* TASK TO CARRY OUT *
Of the lines in the data below, count the ones holding the string "code", and answer with that number only.

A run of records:
-*-
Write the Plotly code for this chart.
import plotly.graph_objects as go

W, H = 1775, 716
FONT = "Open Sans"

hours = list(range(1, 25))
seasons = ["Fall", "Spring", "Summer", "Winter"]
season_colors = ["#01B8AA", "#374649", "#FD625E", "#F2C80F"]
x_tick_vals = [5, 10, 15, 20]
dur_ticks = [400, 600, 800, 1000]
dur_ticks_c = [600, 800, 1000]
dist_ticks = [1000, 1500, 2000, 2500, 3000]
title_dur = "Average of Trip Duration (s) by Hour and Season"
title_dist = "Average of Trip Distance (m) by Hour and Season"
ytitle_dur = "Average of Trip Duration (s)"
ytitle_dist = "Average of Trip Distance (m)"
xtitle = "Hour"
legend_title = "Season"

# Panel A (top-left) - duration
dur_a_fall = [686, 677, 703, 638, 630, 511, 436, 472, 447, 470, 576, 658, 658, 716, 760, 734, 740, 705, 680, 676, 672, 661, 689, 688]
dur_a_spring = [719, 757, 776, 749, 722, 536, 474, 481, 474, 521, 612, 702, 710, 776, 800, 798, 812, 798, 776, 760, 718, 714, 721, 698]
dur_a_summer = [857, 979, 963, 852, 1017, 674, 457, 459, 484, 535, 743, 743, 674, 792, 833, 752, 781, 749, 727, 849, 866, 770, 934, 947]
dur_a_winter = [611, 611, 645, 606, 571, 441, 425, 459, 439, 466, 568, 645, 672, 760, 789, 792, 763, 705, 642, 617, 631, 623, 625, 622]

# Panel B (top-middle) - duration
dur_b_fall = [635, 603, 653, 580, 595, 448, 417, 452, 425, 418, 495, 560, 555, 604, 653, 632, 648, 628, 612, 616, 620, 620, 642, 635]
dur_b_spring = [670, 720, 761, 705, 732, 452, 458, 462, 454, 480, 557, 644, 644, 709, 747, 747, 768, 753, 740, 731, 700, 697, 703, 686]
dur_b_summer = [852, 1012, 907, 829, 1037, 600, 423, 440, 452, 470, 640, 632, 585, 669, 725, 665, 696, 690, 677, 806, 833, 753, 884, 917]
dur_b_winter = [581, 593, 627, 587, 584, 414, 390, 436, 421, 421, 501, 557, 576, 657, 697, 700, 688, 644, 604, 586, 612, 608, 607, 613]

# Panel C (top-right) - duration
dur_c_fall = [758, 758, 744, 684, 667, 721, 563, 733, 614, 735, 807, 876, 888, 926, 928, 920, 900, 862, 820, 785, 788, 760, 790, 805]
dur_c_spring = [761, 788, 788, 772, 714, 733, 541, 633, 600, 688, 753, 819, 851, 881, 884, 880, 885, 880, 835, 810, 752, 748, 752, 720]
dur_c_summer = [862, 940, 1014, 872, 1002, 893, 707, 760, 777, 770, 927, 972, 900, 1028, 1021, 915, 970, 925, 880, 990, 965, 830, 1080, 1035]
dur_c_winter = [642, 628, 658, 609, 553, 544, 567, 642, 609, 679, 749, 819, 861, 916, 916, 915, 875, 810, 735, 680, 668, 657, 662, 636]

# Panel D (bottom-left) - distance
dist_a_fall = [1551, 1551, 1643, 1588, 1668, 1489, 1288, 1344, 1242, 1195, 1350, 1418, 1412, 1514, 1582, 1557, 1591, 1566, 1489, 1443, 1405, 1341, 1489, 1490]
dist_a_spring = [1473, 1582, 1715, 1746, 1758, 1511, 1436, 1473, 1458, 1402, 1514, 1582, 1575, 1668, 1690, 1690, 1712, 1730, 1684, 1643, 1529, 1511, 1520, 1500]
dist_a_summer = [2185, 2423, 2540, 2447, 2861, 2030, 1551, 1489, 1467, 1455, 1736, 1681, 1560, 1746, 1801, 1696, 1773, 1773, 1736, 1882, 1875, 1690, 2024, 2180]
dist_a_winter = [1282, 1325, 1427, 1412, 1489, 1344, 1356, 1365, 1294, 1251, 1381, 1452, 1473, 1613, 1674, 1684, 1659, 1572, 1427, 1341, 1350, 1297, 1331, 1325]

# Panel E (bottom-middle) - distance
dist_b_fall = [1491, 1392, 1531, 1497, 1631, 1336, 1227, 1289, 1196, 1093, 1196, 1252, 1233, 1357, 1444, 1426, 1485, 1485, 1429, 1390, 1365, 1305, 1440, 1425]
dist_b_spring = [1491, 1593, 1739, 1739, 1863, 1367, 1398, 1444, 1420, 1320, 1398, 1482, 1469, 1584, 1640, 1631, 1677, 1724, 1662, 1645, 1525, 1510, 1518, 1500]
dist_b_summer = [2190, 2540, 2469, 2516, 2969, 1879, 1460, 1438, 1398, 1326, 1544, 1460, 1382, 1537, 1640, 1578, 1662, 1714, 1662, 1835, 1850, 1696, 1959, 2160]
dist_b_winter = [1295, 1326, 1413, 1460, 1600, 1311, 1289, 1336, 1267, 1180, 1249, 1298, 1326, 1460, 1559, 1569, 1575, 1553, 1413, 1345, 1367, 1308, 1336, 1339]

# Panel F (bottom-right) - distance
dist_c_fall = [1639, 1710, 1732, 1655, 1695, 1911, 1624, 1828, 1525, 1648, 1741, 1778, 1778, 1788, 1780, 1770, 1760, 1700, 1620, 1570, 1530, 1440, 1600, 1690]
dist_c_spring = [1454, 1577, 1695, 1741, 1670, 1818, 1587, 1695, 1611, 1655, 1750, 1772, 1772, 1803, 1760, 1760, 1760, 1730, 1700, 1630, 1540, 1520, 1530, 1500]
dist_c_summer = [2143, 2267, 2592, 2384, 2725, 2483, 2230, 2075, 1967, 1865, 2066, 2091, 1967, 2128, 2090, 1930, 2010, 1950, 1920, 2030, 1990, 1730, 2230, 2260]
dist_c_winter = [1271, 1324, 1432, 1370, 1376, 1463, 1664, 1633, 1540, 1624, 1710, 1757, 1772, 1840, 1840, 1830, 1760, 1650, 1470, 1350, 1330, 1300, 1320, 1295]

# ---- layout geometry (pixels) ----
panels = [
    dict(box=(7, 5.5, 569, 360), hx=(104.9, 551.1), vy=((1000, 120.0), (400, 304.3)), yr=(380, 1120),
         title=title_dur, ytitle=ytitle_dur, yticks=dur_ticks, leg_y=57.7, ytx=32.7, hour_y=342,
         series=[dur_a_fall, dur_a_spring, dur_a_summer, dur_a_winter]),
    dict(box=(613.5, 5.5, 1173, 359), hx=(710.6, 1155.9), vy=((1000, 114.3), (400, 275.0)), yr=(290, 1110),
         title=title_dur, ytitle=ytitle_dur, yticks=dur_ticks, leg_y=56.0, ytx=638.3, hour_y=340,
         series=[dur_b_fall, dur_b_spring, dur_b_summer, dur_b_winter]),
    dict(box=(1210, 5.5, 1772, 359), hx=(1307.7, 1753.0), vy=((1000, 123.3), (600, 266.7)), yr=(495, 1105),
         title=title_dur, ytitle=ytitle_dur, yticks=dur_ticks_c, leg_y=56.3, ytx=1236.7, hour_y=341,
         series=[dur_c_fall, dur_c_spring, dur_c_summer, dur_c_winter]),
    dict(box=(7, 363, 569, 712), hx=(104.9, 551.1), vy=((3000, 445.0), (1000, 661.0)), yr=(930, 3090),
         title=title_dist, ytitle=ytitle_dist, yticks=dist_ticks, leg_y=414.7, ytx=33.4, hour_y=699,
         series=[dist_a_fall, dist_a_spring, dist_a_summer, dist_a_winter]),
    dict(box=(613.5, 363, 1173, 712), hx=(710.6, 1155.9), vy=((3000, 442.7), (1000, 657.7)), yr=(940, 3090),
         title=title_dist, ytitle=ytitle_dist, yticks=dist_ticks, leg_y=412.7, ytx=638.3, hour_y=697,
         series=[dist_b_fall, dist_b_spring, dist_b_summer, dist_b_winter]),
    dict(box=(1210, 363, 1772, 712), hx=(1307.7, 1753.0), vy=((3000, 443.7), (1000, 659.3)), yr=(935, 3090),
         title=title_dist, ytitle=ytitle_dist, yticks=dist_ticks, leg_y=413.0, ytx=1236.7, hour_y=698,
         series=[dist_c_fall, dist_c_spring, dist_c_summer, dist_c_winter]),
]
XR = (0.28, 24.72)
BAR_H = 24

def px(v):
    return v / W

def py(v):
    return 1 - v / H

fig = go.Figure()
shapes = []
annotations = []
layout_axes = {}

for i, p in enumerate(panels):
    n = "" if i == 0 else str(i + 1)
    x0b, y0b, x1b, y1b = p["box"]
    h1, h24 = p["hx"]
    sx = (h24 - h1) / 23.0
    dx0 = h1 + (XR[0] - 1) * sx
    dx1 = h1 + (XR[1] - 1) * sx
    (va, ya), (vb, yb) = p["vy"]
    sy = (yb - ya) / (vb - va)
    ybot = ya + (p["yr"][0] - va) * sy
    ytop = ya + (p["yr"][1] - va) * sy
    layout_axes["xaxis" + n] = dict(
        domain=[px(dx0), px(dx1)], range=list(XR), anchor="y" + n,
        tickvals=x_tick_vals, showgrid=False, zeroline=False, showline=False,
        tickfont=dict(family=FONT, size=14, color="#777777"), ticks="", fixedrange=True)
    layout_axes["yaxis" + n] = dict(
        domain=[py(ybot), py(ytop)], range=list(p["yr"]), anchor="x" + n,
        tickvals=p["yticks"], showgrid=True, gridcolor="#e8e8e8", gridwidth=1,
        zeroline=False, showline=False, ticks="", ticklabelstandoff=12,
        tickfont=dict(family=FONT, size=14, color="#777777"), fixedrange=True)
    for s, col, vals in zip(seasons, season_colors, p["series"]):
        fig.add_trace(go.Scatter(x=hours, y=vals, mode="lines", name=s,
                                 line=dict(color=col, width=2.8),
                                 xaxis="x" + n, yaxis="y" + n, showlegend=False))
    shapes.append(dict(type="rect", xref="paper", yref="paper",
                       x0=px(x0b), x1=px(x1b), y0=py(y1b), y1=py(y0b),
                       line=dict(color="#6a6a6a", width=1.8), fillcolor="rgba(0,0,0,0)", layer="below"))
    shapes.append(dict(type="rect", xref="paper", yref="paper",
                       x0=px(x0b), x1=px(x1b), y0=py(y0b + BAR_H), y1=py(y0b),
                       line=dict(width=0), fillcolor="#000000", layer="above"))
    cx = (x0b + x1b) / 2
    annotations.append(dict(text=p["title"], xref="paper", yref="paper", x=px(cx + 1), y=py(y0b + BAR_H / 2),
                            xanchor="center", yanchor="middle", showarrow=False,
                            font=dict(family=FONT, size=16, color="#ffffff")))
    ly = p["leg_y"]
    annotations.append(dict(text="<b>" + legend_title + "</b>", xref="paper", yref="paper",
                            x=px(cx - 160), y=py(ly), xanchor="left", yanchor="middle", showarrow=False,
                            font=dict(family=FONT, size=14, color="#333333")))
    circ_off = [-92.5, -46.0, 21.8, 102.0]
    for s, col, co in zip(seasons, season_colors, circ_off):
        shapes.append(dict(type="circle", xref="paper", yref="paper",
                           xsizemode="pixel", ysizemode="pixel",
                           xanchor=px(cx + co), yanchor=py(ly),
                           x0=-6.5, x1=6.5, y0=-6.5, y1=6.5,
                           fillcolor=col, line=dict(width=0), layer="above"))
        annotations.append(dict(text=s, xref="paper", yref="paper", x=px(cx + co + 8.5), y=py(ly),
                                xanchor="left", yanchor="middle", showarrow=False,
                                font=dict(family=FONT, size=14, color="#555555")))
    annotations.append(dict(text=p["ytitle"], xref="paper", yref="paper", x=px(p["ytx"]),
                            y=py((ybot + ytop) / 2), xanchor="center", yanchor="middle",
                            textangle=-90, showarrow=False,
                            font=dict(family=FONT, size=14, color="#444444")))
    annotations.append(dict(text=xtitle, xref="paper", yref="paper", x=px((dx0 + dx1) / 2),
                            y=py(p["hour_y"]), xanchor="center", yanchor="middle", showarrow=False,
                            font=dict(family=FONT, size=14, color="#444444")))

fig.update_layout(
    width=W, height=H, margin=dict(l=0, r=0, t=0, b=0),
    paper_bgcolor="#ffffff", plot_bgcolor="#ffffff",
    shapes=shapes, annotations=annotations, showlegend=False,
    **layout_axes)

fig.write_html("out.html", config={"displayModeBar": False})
-*-
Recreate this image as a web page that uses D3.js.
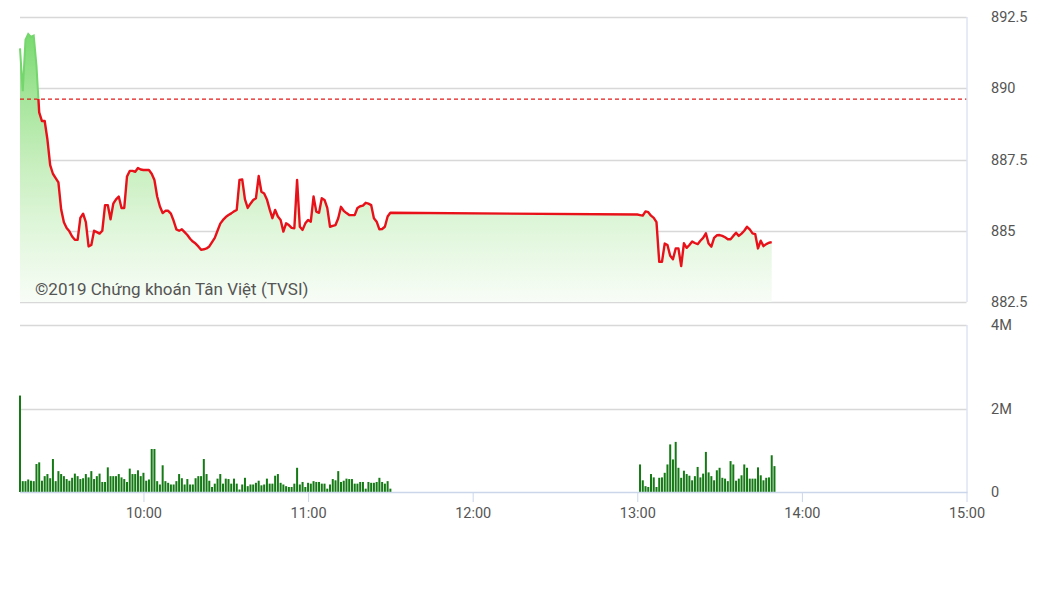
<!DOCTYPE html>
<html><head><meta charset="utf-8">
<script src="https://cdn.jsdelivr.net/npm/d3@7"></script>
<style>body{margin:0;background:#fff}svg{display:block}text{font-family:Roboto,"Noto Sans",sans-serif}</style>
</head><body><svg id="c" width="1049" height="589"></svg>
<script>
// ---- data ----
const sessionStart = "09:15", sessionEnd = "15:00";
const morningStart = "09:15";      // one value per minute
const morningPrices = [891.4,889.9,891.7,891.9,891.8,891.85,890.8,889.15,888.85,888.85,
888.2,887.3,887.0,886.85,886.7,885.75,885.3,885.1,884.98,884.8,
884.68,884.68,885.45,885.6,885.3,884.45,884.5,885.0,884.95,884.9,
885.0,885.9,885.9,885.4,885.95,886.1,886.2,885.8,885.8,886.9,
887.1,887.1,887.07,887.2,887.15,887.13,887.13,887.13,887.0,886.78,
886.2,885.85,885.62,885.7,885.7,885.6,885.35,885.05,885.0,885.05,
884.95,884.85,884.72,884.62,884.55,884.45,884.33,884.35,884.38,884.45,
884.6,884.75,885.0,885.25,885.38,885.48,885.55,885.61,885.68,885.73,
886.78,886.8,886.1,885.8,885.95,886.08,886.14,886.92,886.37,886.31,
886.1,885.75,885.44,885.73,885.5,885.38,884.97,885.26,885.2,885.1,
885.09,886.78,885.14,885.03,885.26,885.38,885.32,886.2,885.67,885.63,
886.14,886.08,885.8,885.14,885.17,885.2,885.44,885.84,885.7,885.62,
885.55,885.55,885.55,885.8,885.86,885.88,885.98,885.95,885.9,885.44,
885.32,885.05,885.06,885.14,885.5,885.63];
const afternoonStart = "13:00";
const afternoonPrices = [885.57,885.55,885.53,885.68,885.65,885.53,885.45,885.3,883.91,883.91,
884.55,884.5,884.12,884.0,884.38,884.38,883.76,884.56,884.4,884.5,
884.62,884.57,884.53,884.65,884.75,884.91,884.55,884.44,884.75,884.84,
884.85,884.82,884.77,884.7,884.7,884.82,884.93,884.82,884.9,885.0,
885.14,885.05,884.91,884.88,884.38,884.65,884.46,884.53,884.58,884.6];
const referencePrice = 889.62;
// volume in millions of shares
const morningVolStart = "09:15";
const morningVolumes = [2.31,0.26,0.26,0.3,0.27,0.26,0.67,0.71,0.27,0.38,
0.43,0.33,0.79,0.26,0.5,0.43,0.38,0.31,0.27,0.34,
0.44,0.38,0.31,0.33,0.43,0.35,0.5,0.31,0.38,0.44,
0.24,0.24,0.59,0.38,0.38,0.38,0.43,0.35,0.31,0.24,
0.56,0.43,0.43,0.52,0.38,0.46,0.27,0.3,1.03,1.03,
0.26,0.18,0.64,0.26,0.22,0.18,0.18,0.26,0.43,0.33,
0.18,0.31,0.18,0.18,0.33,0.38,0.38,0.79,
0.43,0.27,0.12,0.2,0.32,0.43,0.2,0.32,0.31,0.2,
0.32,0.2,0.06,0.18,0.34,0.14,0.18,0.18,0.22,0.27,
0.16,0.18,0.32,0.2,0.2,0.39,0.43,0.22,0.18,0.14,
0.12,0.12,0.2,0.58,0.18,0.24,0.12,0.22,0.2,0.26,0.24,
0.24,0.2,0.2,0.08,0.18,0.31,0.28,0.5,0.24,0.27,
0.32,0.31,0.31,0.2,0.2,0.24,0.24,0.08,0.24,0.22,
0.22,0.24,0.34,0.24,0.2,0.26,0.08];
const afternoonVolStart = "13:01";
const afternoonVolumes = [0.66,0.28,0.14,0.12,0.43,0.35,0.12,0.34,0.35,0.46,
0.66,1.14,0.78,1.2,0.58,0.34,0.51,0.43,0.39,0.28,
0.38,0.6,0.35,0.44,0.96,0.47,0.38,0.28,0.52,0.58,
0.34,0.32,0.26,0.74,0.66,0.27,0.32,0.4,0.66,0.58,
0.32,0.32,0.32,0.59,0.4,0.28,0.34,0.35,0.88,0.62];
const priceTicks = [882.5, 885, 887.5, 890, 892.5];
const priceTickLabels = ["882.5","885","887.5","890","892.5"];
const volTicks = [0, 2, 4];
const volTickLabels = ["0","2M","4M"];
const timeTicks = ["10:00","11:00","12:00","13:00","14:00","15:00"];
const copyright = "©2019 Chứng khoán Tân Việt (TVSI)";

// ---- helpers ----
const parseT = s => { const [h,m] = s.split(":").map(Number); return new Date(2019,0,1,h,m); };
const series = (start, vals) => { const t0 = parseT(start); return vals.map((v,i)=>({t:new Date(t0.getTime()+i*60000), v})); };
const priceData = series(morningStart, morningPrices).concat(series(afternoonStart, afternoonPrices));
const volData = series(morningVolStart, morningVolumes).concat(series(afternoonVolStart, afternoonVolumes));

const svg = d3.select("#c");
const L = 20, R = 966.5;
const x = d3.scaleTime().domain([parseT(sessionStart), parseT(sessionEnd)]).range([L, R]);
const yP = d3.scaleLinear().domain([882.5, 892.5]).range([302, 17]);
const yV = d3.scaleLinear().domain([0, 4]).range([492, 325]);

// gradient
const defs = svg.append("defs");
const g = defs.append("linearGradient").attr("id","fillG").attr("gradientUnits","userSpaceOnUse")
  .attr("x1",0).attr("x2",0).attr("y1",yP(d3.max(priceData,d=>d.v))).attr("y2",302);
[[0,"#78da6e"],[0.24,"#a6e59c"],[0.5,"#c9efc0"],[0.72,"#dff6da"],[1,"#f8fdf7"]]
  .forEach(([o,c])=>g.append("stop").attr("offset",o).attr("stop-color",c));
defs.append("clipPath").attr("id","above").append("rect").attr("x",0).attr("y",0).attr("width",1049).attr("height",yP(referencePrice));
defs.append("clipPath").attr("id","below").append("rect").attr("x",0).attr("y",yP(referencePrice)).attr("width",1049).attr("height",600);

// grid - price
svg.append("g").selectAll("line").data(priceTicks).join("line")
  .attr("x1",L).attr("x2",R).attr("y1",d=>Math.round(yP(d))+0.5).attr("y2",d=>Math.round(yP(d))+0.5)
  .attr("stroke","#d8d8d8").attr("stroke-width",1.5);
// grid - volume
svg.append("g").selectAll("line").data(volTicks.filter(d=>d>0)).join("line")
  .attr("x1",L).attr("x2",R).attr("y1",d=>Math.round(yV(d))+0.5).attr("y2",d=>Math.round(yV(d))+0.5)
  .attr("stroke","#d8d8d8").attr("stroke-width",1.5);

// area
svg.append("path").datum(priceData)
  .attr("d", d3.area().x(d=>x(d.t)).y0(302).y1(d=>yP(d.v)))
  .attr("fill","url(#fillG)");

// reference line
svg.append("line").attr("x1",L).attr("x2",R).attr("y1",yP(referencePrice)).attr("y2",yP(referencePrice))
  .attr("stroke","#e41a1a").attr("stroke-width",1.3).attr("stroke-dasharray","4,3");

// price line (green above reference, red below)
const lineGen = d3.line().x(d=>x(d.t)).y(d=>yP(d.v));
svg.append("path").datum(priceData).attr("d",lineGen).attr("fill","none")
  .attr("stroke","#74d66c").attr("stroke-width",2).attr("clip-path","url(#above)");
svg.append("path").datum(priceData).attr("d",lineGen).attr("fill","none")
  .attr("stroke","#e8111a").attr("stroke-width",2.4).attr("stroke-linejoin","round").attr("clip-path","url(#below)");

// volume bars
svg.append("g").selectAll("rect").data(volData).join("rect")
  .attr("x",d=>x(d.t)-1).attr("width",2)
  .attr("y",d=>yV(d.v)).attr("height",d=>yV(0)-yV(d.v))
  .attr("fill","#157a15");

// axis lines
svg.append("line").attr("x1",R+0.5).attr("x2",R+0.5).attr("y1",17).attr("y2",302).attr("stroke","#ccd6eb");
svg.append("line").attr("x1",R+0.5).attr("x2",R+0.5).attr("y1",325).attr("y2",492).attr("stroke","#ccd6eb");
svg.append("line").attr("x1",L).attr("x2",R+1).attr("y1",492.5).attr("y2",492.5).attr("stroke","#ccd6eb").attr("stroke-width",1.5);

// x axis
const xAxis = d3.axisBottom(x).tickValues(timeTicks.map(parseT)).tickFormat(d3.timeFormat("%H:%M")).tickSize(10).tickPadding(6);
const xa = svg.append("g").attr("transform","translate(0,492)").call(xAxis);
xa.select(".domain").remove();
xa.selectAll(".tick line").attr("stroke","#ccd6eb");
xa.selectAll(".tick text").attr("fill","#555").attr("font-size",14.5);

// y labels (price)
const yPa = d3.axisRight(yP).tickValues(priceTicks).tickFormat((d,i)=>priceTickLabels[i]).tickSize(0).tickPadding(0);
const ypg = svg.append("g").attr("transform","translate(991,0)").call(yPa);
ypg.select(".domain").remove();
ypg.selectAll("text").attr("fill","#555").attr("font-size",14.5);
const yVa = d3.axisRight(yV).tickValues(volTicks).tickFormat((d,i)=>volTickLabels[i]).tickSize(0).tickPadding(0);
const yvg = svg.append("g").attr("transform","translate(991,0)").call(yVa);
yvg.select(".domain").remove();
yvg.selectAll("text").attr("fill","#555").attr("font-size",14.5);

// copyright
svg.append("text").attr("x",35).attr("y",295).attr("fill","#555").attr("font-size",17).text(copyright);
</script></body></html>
-*-
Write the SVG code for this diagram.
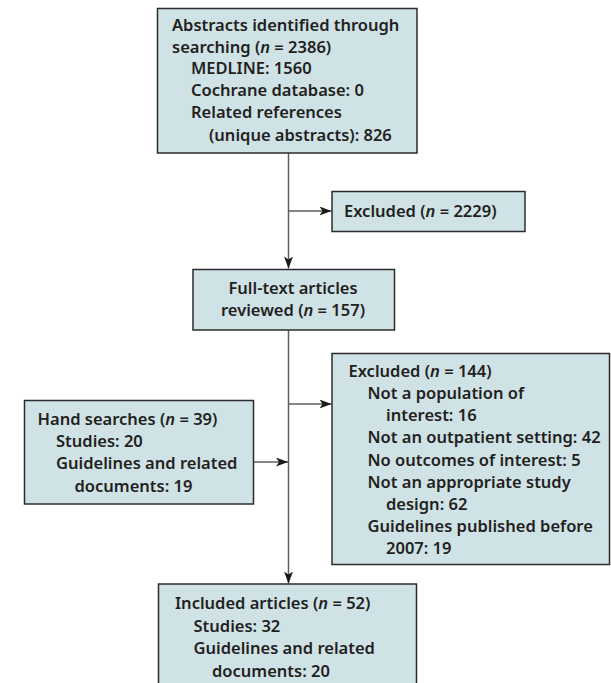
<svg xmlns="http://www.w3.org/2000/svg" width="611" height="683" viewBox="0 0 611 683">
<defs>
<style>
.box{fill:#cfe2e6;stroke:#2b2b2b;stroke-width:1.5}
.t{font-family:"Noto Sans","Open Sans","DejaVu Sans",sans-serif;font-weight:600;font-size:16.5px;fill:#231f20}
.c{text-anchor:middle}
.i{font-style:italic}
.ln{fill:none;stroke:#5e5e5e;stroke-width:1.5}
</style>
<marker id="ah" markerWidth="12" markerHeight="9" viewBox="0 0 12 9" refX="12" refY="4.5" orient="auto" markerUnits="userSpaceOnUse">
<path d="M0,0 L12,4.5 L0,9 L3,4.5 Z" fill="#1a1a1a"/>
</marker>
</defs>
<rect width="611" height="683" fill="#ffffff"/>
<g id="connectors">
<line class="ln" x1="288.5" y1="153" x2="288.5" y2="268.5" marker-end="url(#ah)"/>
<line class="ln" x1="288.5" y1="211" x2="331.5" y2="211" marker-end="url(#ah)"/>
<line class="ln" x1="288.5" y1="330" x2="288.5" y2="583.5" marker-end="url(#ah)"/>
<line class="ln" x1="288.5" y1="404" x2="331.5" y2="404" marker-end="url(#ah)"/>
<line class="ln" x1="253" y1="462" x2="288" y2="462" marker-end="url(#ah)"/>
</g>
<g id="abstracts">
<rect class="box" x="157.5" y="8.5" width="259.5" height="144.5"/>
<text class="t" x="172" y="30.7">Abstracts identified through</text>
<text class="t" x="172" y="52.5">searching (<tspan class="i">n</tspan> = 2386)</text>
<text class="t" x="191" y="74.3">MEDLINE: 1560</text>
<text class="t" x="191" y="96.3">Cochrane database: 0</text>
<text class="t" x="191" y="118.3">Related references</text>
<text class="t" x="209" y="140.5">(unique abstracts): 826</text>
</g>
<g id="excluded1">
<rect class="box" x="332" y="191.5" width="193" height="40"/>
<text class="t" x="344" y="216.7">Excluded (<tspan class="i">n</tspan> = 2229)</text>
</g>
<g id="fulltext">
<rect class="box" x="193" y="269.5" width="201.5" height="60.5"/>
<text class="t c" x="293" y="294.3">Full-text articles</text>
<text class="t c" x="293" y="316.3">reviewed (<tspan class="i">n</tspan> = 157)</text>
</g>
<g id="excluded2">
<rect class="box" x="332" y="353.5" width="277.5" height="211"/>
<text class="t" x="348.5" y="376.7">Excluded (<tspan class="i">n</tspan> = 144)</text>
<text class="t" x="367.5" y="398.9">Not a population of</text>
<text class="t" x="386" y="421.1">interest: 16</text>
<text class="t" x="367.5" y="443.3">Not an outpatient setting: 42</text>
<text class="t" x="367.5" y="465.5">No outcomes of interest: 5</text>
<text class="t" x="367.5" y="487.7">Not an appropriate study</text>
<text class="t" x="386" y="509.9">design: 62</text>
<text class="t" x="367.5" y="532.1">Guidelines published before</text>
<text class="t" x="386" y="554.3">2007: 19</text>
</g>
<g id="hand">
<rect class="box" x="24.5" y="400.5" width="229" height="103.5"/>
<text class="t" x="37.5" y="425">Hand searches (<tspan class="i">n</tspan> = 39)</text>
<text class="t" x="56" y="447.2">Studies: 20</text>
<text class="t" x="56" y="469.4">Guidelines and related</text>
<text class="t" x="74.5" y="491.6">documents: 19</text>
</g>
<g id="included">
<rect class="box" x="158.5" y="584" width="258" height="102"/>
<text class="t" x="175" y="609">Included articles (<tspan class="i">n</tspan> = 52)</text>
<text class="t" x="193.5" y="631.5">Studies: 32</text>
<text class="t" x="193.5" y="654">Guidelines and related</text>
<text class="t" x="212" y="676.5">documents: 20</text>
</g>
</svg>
-*-
* IN RESPONSE *
2